— Begin —
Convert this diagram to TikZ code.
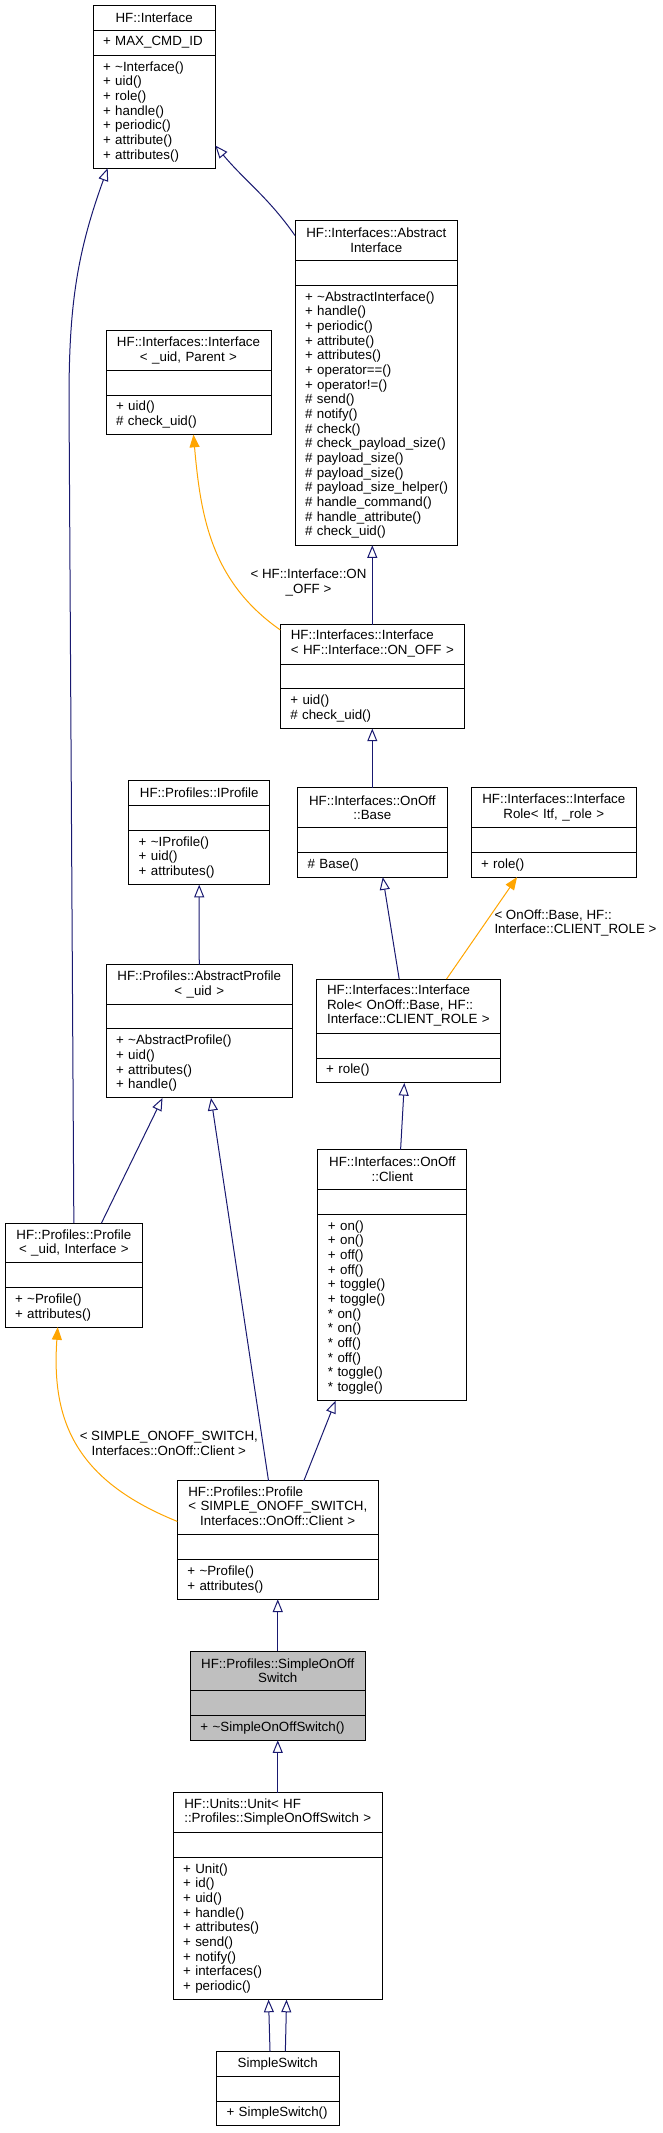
\documentclass[tikz,border=0pt]{standalone}
\usepackage{fontspec}
\setmainfont{Liberation Sans}
\usepackage{tikz}
\usetikzlibrary{arrows.meta,positioning,calc}
\definecolor{edgeblue}{HTML}{191970}
\definecolor{tplorange}{HTML}{FFA500}
\definecolor{curfill}{HTML}{BFBFBF}

\begin{document}
\begin{tikzpicture}[
    x=0.75pt, y=0.75pt,
    cls/.style={draw, line width=0.75pt, inner xsep=7.5pt, inner ysep=1pt,
                outer sep=0pt, text width={#1*0.75pt-15pt}},
    nrows/.style={minimum height={#1*11.03pt+7.6pt}},
    clshead/.style={align=center},
    clsbody/.style={align=left, execute at begin node={\hyphenpenalty=10000}},
    inherit/.style={draw=edgeblue, line width=0.75pt,
                    -{Triangle[open, length=9.5pt, width=7.5pt]}},
    tmpl/.style={draw=tplorange, line width=0.75pt,
                 -{Triangle[length=9.5pt, width=7.5pt]}},
    lbl/.style={align=center, inner sep=2pt},
    every node/.style={font=\fontsize{10}{11}\selectfont},
  ]
  \useasboundingbox (0,0) rectangle (662,-2133);

  % ── Row 0: HF::Interface ──
  \node[cls=122.3, clshead, nrows=1, anchor=north west] at (93,-5.4) (iface)
    {HF::Interface};
  \node[cls=122.3, clsbody, nrows=1, below=0pt of iface] (iface-a)
    {+ MAX\_CMD\_ID};
  \node[cls=122.3, clsbody, nrows=7, below=0pt of iface-a] (iface-m)
    {+ \textasciitilde Interface()\\+ uid()\\+ role()\\+ handle()\\
     + periodic()\\+ attribute()\\+ attributes()};

  % ── Row 1: AbstractInterface, Interface template ──
  \node[cls=162.6, clshead, nrows=2, anchor=north west] at (295,-220.7) (absiface)
    {HF::Interfaces::Abstract\\Interface};
  \node[cls=162.6, clsbody, nrows=1, below=0pt of absiface] (absiface-a) {};
  \node[cls=162.6, clsbody, nrows=17, below=0pt of absiface-a] (absiface-m)
    {+ \textasciitilde AbstractInterface()\\+ handle()\\+ periodic()\\
     + attribute()\\+ attributes()\\+ operator==()\\+ operator!=()\\
     \# send()\\\# notify()\\\# check()\\\# check\_payload\_size()\\
     \# payload\_size()\\\# payload\_size()\\\mbox{\# payload\_size\_helper()}\\
     \# handle\_command()\\\# handle\_attribute()\\\# check\_uid()};

  \node[cls=165, clshead, nrows=2, anchor=north west] at (106,-330.7) (ifacetpl)
    {HF::Interfaces::Interface\\< \_uid, Parent >};
  \node[cls=165, clsbody, nrows=1, below=0pt of ifacetpl] (ifacetpl-a) {};
  \node[cls=165, clsbody, nrows=2, below=0pt of ifacetpl-a] (ifacetpl-m)
    {+ uid()\\\# check\_uid()};

  % ── Row 2: Interface< ON_OFF > ──
  \node[cls=184, clshead, nrows=2, anchor=north west] at (280.3,-624.6) (ifaceonoff)
    {\begin{tabular}{@{}l@{}}HF::Interfaces::Interface\\
     < HF::Interface::ON\_OFF >\end{tabular}};
  \node[cls=184, clsbody, nrows=1, below=0pt of ifaceonoff] (ifaceonoff-a) {};
  \node[cls=184, clsbody, nrows=2, below=0pt of ifaceonoff-a] (ifaceonoff-m)
    {+ uid()\\\# check\_uid()};

  % ── Row 3: IProfile, OnOff::Base, InterfaceRole ──
  \node[cls=141, clshead, nrows=1, anchor=north west] at (128.7,-780.7) (iprofile)
    {HF::Profiles::IProfile};
  \node[cls=141, clsbody, nrows=1, below=0pt of iprofile] (iprofile-a) {};
  \node[cls=141, clsbody, nrows=3, below=0pt of iprofile-a] (iprofile-m)
    {+ \textasciitilde IProfile()\\+ uid()\\+ attributes()};

  \node[cls=149.4, clshead, nrows=2, anchor=north west] at (297.6,-787.9) (onoffbase)
    {HF::Interfaces::OnOff\\::Base};
  \node[cls=149.4, clsbody, nrows=1, below=0pt of onoffbase] (onoffbase-a) {};
  \node[cls=149.4, clsbody, nrows=1, below=0pt of onoffbase-a] (onoffbase-m)
    {\# Base()};

  \node[cls=165.6, clshead, nrows=2, anchor=north west] at (471,-787.9) (itfrole)
    {HF::Interfaces::Interface\\Role< Itf, \_role >};
  \node[cls=165.6, clsbody, nrows=1, below=0pt of itfrole] (itfrole-a) {};
  \node[cls=165.6, clsbody, nrows=1, below=0pt of itfrole-a] (itfrole-m)
    {+ role()};

  % ── Row 4: AbstractProfile, InterfaceRole< OnOff::Base > ──
  \node[cls=186.5, clshead, nrows=2, anchor=north west] at (106,-964.6) (absprofile)
    {HF::Profiles::AbstractProfile\\< \_uid >};
  \node[cls=186.5, clsbody, nrows=1, below=0pt of absprofile] (absprofile-a) {};
  \node[cls=186.5, clsbody, nrows=4, below=0pt of absprofile-a] (absprofile-m)
    {+ \textasciitilde AbstractProfile()\\+ uid()\\+ attributes()\\+ handle()};

  \node[cls=184.4, clshead, nrows=3, anchor=north west] at (316.2,-979) (clientrole)
    {\begin{tabular}{@{}l@{}}HF::Interfaces::Interface\\
     Role< OnOff::Base, HF::\\Interface::CLIENT\_ROLE >\end{tabular}};
  \node[cls=184.4, clsbody, nrows=1, below=0pt of clientrole] (clientrole-a) {};
  \node[cls=184.4, clsbody, nrows=1, below=0pt of clientrole-a] (clientrole-m)
    {+ role()};

  % ── Row 5: Profile< _uid, Interface >, OnOff::Client ──
  \node[cls=137.7, clshead, nrows=2, anchor=north west] at (5,-1223.2) (profileuid)
    {HF::Profiles::Profile\\< \_uid, Interface >};
  \node[cls=137.7, clsbody, nrows=1, below=0pt of profileuid] (profileuid-a) {};
  \node[cls=137.7, clsbody, nrows=2, below=0pt of profileuid-a] (profileuid-m)
    {+ \textasciitilde Profile()\\+ attributes()};

  \node[cls=149, clshead, nrows=2, anchor=north west] at (317.9,-1149.6) (client)
    {HF::Interfaces::OnOff\\::Client};
  \node[cls=149, clsbody, nrows=1, below=0pt of client] (client-a) {};
  \node[cls=149, clsbody, nrows=12, below=0pt of client-a] (client-m)
    {+ on()\\+ on()\\+ off()\\+ off()\\+ toggle()\\+ toggle()\\
     {}* on()\\{}* on()\\{}* off()\\{}* off()\\{}* toggle()\\{}* toggle()};

  % ── Row 6: Profile< SIMPLE_ONOFF_SWITCH > ──
  \node[cls=200.9, clshead, nrows=3, anchor=north west] at (177.3,-1480.7) (profile)
    {\begin{tabular}{@{}l@{}}HF::Profiles::Profile\\
     < SIMPLE\_ONOFF\_SWITCH,\\
     \multicolumn{1}{@{}c@{}}{Interfaces::OnOff::Client >}\end{tabular}};
  \node[cls=200.9, clsbody, nrows=1, below=0pt of profile] (profile-a) {};
  \node[cls=200.9, clsbody, nrows=2, below=0pt of profile-a] (profile-m)
    {+ \textasciitilde Profile()\\+ attributes()};

  % ── Row 7: SimpleOnOffSwitch (this class) ──
  \node[cls=174.7, clshead, nrows=2, fill=curfill, anchor=north west] at (190.4,-1651) (simpleonoff)
    {HF::Profiles::SimpleOnOff\\Switch};
  \node[cls=174.7, clsbody, nrows=1, fill=curfill, below=0pt of simpleonoff] (simpleonoff-a) {};
  \node[cls=174.7, clsbody, nrows=1, fill=curfill, below=0pt of simpleonoff-a] (simpleonoff-m)
    {+ \textasciitilde SimpleOnOffSwitch()};

  % ── Row 8: Unit ──
  \node[cls=209.3, clshead, nrows=2, anchor=north west] at (173.1,-1792.7) (unit)
    {\begin{tabular}{@{}l@{}}HF::Units::Unit< HF\\
     ::Profiles::SimpleOnOffSwitch >\end{tabular}};
  \node[cls=209.3, clsbody, nrows=1, below=0pt of unit] (unit-a) {};
  \node[cls=209.3, clsbody, nrows=9, below=0pt of unit-a] (unit-m)
    {+ Unit()\\+ id()\\+ uid()\\+ handle()\\+ attributes()\\+ send()\\
     + notify()\\+ interfaces()\\+ periodic()};

  % ── Row 9: SimpleSwitch ──
  \node[cls=122.5, clshead, nrows=1, anchor=north west] at (216.5,-2051.4) (simpleswitch)
    {SimpleSwitch};
  \node[cls=122.5, clsbody, nrows=1, below=0pt of simpleswitch] (simpleswitch-a) {};
  \node[cls=122.5, clsbody, nrows=1, below=0pt of simpleswitch-a] (simpleswitch-m)
    {+ SimpleSwitch()};

  % ── Arrows ──
  % AbstractInterface → Interface
  \draw[inherit] ($(absiface.north west)!0.375!(absiface.south west)$)
    to[out=125, in=-50] ($(iface-m.north east)!0.8!(iface-m.south east)$);

  % Profile< _uid, Interface > → Interface
  \draw[inherit] (profileuid.north) -- (69,-400)
    to[out=90, in=-110] ($(iface-m.south west)!0.12!(iface-m.south east)$);

  % Interface< ON_OFF > → AbstractInterface
  \draw[inherit] (ifaceonoff.north) -- (ifaceonoff.north |- absiface-m.south);

  % Interface< ON_OFF > instantiates Interface< _uid, Parent >
  \draw[tmpl] ($(ifaceonoff.north west)!0.135!(ifaceonoff.south west)$)
    to[out=145, in=-85]
    node[lbl, pos=0.3, right=11pt] {< HF::Interface::ON\\\_OFF >}
    ($(ifacetpl-m.south west)!0.53!(ifacetpl-m.south east)$);

  % OnOff::Base → Interface< ON_OFF >
  \draw[inherit] (onoffbase.north) -- (ifaceonoff-m.south);

  % AbstractProfile → IProfile
  \draw[inherit] (absprofile.north) -- (iprofile-m.south);

  % InterfaceRole< OnOff::Base > → OnOff::Base
  \draw[inherit] ($(clientrole.north west)!0.45!(clientrole.north east)$)
    -- ($(onoffbase-m.south west)!0.57!(onoffbase-m.south east)$);

  % InterfaceRole< OnOff::Base > instantiates InterfaceRole< Itf, _role >
  \draw[tmpl] ($(clientrole.north west)!0.707!(clientrole.north east)$)
    -- node[lbl, pos=0.55, right=4.5pt, align=left]
    {< OnOff::Base, HF::\\Interface::CLIENT\_ROLE >}
    ($(itfrole-m.south west)!0.278!(itfrole-m.south east)$);

  % OnOff::Client → InterfaceRole< OnOff::Base >
  \draw[inherit] ($(client.north west)!0.555!(client.north east)$)
    -- ($(clientrole-m.south west)!0.478!(clientrole-m.south east)$);

  % Profile< _uid, Interface > → AbstractProfile
  \draw[inherit] ($(profileuid.north west)!0.70!(profileuid.north east)$)
    -- ($(absprofile-m.south west)!0.303!(absprofile-m.south east)$);

  % Profile< SIMPLE_ONOFF_SWITCH > → AbstractProfile
  \draw[inherit] ($(profile.north west)!0.454!(profile.north east)$)
    -- ($(absprofile-m.south west)!0.563!(absprofile-m.south east)$);

  % Profile< SIMPLE_ONOFF_SWITCH > → OnOff::Client
  \draw[inherit] ($(profile.north west)!0.63!(profile.north east)$)
    -- ($(client-m.south west)!0.119!(client-m.south east)$);

  % Profile< SIMPLE_ONOFF_SWITCH > instantiates Profile< _uid, Interface >
  \draw[tmpl] ($(profile.north west)!0.75!(profile.south west)$)
    to[out=158, in=-94, out looseness=1.24, in looseness=1.04]
    node[lbl, pos=0.5, anchor=west]
    {< SIMPLE\_ONOFF\_SWITCH,\\Interfaces::OnOff::Client >}
    ($(profileuid-m.south west)!0.383!(profileuid-m.south east)$);

  % SimpleOnOffSwitch → Profile
  \draw[inherit] (simpleonoff.north) -- (profile-m.south);

  % Unit → SimpleOnOffSwitch
  \draw[inherit] (unit.north) -- (simpleonoff-m.south);

  % SimpleSwitch → Unit (twice)
  \draw[inherit] ([xshift=-5.8pt]simpleswitch.north) -- ([xshift=-6.9pt]unit-m.south);
  \draw[inherit] ([xshift=5.7pt]simpleswitch.north) -- ([xshift=6.6pt]unit-m.south);

\end{tikzpicture}
\end{document}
— End —
[Do this]
Write out an exact copy of the listing, first line through the line containing "(0,0) rectangle (662,-2133);", with the pictures left out.

[Result of the task]
Convert this diagram to TikZ code.
\documentclass[tikz,border=0pt]{standalone}
\usepackage{fontspec}
\setmainfont{Liberation Sans}
\usepackage{tikz}
\usetikzlibrary{arrows.meta,positioning,calc}
\definecolor{edgeblue}{HTML}{191970}
\definecolor{tplorange}{HTML}{FFA500}
\definecolor{curfill}{HTML}{BFBFBF}

\begin{document}
\begin{tikzpicture}[
    x=0.75pt, y=0.75pt,
    cls/.style={draw, line width=0.75pt, inner xsep=7.5pt, inner ysep=1pt,
                outer sep=0pt, text width={#1*0.75pt-15pt}},
    nrows/.style={minimum height={#1*11.03pt+7.6pt}},
    clshead/.style={align=center},
    clsbody/.style={align=left, execute at begin node={\hyphenpenalty=10000}},
    inherit/.style={draw=edgeblue, line width=0.75pt,
                    -{Triangle[open, length=9.5pt, width=7.5pt]}},
    tmpl/.style={draw=tplorange, line width=0.75pt,
                 -{Triangle[length=9.5pt, width=7.5pt]}},
    lbl/.style={align=center, inner sep=2pt},
    every node/.style={font=\fontsize{10}{11}\selectfont},
  ]
  \useasboundingbox (0,0) rectangle (662,-2133);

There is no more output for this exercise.